HTML5 has SVG and Canvas and video.
It's perfectly possible that at one point someone creative is going to create a very nice animation package that generates SVG files. There already are SVG generators there of course, but obviously they're not good enough because SVG and Flash is, so far, never mentioned in the same sentence.
But is ought to be possible. SVG does structured vector graphics, embedded scripting. The things you see done in Flash has to all be possible in SVG. Flash also has this awful notion of frames, which was a major design flaw from day one.
They should have just let you determine that you want to move an object from point A to B along a path determined by a line or curve or freehand path, and that the times of A and B can be anything and not just confined to a particular frame.
Then at playback, the faster your computer is, the better the frame rate ends up being. Slower computer, slower frame rate. As long as the object moves from A to B.
Then there are the bugs and just overall clumsy handling of Flash.
Flash can be done so much better.
So, I think that someone will at one point soon make an amazing SVG animation package that will just crush Flash.
I'm against Silverlight because it's Microsoft. Microsoft means proprietary. They do whatever they want to do. You've already mentioned different version numbers. This means your customers have to have the right version downloaded. You can count on your customers having to download major upgrades, and before you know it their entire .net install needs updating, before you can show your animations and applications.

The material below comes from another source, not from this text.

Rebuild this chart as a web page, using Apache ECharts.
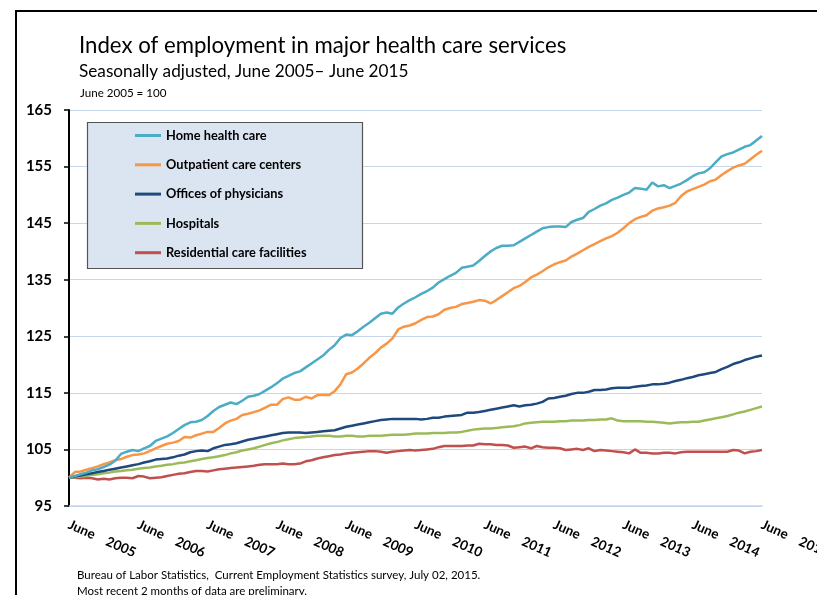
<!DOCTYPE html>
<html>
<head>
<meta charset="utf-8">
<script src="https://cdn.jsdelivr.net/npm/echarts@6/dist/echarts.min.js"></script>
<style>
html,body{margin:0;padding:0;background:#fff;overflow:hidden;}
#chart{width:817px;height:595px;}
</style>
</head>
<body>
<div id="chart"></div>
<script>
// Months since June 2005 (0..120), one value per month
const tickLabels = ['June    2005','June    2006','June    2007','June    2008','June    2009','June    2010','June    2011','June    2012','June    2013','June    2014','June    2015'];
const seriesNames = ['Home health care','Outpatient care centers','Offices of physicians','Hospitals','Residential care facilities'];
const seriesColors = ['#4bacc6','#f79646','#1f497d','#9bbb59','#c0504d'];

const homeHealth = [100.0,100.3,100.6,100.9,101.3,101.5,101.9,102.3,103.0,104.2,104.6,104.9,
104.7,105.2,105.6,106.5,106.9,107.3,107.9,108.6,109.3,109.8,109.9,110.2,
110.9,111.8,112.5,112.9,113.3,113.0,113.6,114.3,114.5,114.8,115.4,116.0,
116.7,117.5,118.0,118.5,118.8,119.5,120.2,120.9,121.6,122.6,123.4,124.7,
125.3,125.2,125.9,126.7,127.4,128.2,129.0,129.2,129.0,130.1,130.8,131.4,
131.9,132.5,133.0,133.6,134.5,135.1,135.7,136.2,137.1,137.3,137.5,138.3,
139.2,140.0,140.6,141.0,141.0,141.1,141.7,142.3,142.9,143.5,144.1,144.3,
144.4,144.4,144.3,145.2,145.6,145.9,147.0,147.5,148.1,148.5,149.1,149.5,
150.0,150.4,151.2,151.1,150.9,152.2,151.5,151.7,151.2,151.6,152.0,152.6,
153.3,153.8,154.0,154.7,155.8,156.8,157.2,157.5,158.0,158.5,158.8,159.6,
160.4];

const outpatient = [100.0,101.0,101.1,101.4,101.7,102.0,102.4,102.7,103.1,103.3,103.7,104.0,
104.1,104.3,104.7,105.2,105.6,106.0,106.2,106.5,107.2,107.1,107.5,107.8,
108.1,108.1,108.8,109.6,110.1,110.4,111.1,111.3,111.6,111.9,112.4,112.9,
112.9,113.9,114.2,113.8,113.8,114.3,114.0,114.6,114.6,114.6,115.3,116.5,
118.3,118.6,119.3,120.2,121.2,122.0,123.0,123.7,124.6,126.2,126.7,126.9,
127.3,127.9,128.4,128.5,128.9,129.7,130.0,130.2,130.7,130.9,131.1,131.4,
131.3,130.8,131.4,132.1,132.8,133.5,133.9,134.6,135.4,135.9,136.5,137.2,
137.7,138.1,138.4,139.1,139.6,140.2,140.8,141.3,141.8,142.3,142.7,143.3,
144.1,145.0,145.7,146.1,146.4,147.2,147.6,147.8,148.1,148.6,149.8,150.6,
151.0,151.4,151.8,152.4,152.7,153.5,154.2,154.8,155.2,155.5,156.3,157.1,
157.8];

const physicians = [100.0,100.2,100.4,100.6,100.8,101.0,101.2,101.4,101.6,101.8,102.0,102.2,
102.4,102.7,102.9,103.2,103.3,103.4,103.6,103.9,104.1,104.5,104.7,104.8,
104.7,105.2,105.5,105.8,105.9,106.1,106.4,106.7,106.9,107.1,107.3,107.5,
107.7,107.9,108.0,108.0,108.0,107.9,108.0,108.1,108.2,108.3,108.4,108.7,
109.0,109.2,109.4,109.6,109.8,110.0,110.2,110.3,110.4,110.4,110.4,110.4,
110.4,110.3,110.4,110.6,110.6,110.8,110.9,111.0,111.1,111.5,111.5,111.6,
111.8,112.0,112.2,112.4,112.6,112.8,112.6,112.8,112.9,113.1,113.4,114.0,
114.1,114.3,114.5,114.8,115.0,115.0,115.2,115.5,115.5,115.6,115.8,115.9,
115.9,115.9,116.1,116.2,116.3,116.5,116.5,116.6,116.8,117.1,117.3,117.6,
117.8,118.1,118.3,118.5,118.7,119.2,119.6,120.1,120.4,120.8,121.1,121.4,
121.6];

const hospitals = [100.0,100.1,100.2,100.3,100.5,100.6,100.8,100.9,101.1,101.2,101.3,101.4,
101.6,101.7,101.8,102.0,102.1,102.3,102.4,102.6,102.7,102.9,103.1,103.3,
103.5,103.6,103.8,104.0,104.3,104.5,104.8,105.0,105.2,105.5,105.8,106.1,
106.3,106.6,106.8,107.0,107.1,107.2,107.3,107.4,107.4,107.4,107.3,107.3,
107.4,107.4,107.3,107.3,107.4,107.4,107.4,107.5,107.6,107.6,107.6,107.7,
107.8,107.8,107.8,107.9,107.9,107.9,108.0,108.0,108.1,108.3,108.5,108.6,
108.7,108.7,108.8,108.9,109.0,109.1,109.3,109.6,109.7,109.8,109.9,109.9,
109.9,110.0,110.0,110.1,110.1,110.1,110.2,110.2,110.3,110.3,110.5,110.1,
110.0,110.0,110.0,110.0,109.9,109.9,109.8,109.7,109.6,109.7,109.8,109.8,
109.9,109.9,110.1,110.3,110.5,110.7,110.9,111.2,111.5,111.7,112.0,112.3,
112.6];

const residential = [100.0,100.0,99.9,100.0,99.9,99.7,99.8,99.7,99.9,100.0,100.0,99.9,
100.3,100.2,99.9,100.0,100.1,100.3,100.5,100.7,100.8,101.0,101.2,101.2,
101.1,101.3,101.5,101.6,101.7,101.8,101.9,102.0,102.1,102.3,102.4,102.4,
102.4,102.5,102.4,102.4,102.5,102.9,103.1,103.4,103.6,103.8,104.0,104.1,
104.3,104.4,104.5,104.6,104.7,104.7,104.6,104.4,104.6,104.7,104.8,104.9,
104.8,104.9,105.0,105.1,105.4,105.6,105.6,105.6,105.6,105.7,105.7,106.0,
105.9,105.9,105.8,105.8,105.7,105.3,105.4,105.5,105.2,105.6,105.4,105.3,
105.3,105.2,104.9,105.0,105.1,104.9,105.2,104.7,104.9,104.8,104.7,104.6,
104.5,104.3,105.0,104.4,104.4,104.3,104.3,104.4,104.4,104.3,104.5,104.6,
104.6,104.6,104.6,104.6,104.6,104.6,104.6,104.9,104.8,104.3,104.6,104.7,
104.9];

const allSeries = [homeHealth, outpatient, physicians, hospitals, residential];

const chart = echarts.init(document.getElementById('chart'), null, {renderer:'canvas'});
const FONT = 'Lato';

chart.setOption({
  animation: false,
  backgroundColor: '#ffffff',
  textStyle: {fontFamily: FONT},
  title: [
    {text: 'Index of employment in major health care services', left: 74, top: 30,
     textStyle: {fontFamily: FONT, fontSize: 22.2, fontWeight: 'normal', color: '#000'}},
    {text: 'Seasonally adjusted, June 2005\u2013 June 2015', left: 74, top: 58,
     textStyle: {fontFamily: FONT, fontSize: 17.2, fontWeight: 'normal', color: '#000'}},
    {text: 'June 2005 = 100', left: 75, top: 82,
     textStyle: {fontFamily: FONT, fontSize: 11.6, fontWeight: 'normal', color: '#000'}}
  ],
  grid: {left: 69, right: 55, top: 110, bottom: 89, containLabel: false, outerBoundsMode: 'none'},
  legend: {
    data: seriesNames,
    orient: 'vertical',
    left: 135,
    top: 129,
    padding: 0,
    icon: 'rect',
    itemWidth: 26,
    itemHeight: 3,
    itemGap: 16.3,
    z: 10,
    textStyle: {fontFamily: FONT, fontSize: 12.8, fontWeight: 'bold', color: '#000'}
  },
  xAxis: {
    type: 'value', min: 0, max: 120, interval: 12,
    axisLine: {show: true, lineStyle: {color: '#c6d6ea', width: 1.5}},
    axisTick: {show: false},
    splitLine: {show: false},
    axisLabel: {
      showMinLabel: true, showMaxLabel: true,
      formatter: function (v) { return tickLabels[Math.round(v / 12)] || ''; },
      rotate: -24, margin: 18,
      fontFamily: FONT, fontSize: 13.5, fontWeight: 'bold', color: '#000'
    }
  },
  yAxis: {
    type: 'value', min: 95, max: 165, interval: 10,
    axisLine: {show: true, lineStyle: {color: '#000', width: 2}},
    axisTick: {show: true, length: 5, lineStyle: {color: '#000', width: 1.5}},
    splitLine: {show: true, lineStyle: {color: '#c6d6ea', width: 1.2}},
    axisLabel: {margin: 17, fontFamily: FONT, fontSize: 15, fontWeight: 'bold', color: '#000'}
  },
  series: seriesNames.map(function (name, k) {
    return {
      name: name, type: 'line', symbol: 'none', showSymbol: false,
      data: allSeries[k].map(function (v, i) { return [i, v]; }),
      lineStyle: {color: seriesColors[k], width: 2.5},
      itemStyle: {color: seriesColors[k]},
      z: 2 + (4 - k)
    };
  }),
  graphic: [
    {type: 'polyline', z: 1, shape: {points: [[16, 600], [16, 11], [820, 11]]},
     style: {stroke: '#000', lineWidth: 2, fill: null}},
    {type: 'rect', z: 8, shape: {x: 87.5, y: 122.5, width: 275, height: 146},
     style: {fill: '#dbe5f1', stroke: '#555', lineWidth: 1.2}},
    {type: 'text', z: 5, left: 77, top: 569,
     style: {text: 'Bureau of Labor Statistics,  Current Employment Statistics survey, July 02, 2015.', fontFamily: FONT, fontSize: 11.5, fill: '#000'}},
    {type: 'text', z: 5, left: 77, top: 585,
     style: {text: 'Most recent 2 months of data are preliminary.', fontFamily: FONT, fontSize: 11.5, fill: '#000'}}
  ]
});
</script>
</body>
</html>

Silverlight also doesn't work on Linux. It's supposed to, through Novell's efforts with Mono, etc, but in practice, in the field, it just does not work where you need it to.
I don't know if and how well, in practice, Silverlight works on the Mac, but I don't trust it.
Eventually, I think, that future HTML5/SVG (Canvas maybe?) is the way to go. It'll even do 3D using OpenGL accelerated graphics... (but I don't know if that's portable enough).
In the meantime, Flash is your safe bet, and it's almost guaranteed to run anywhere.
I wonder if anyone has created an animation package that outputs to swf files that's better than the Flash IDE. Shouldn't be too hard, given Flash IDE's clumsiness.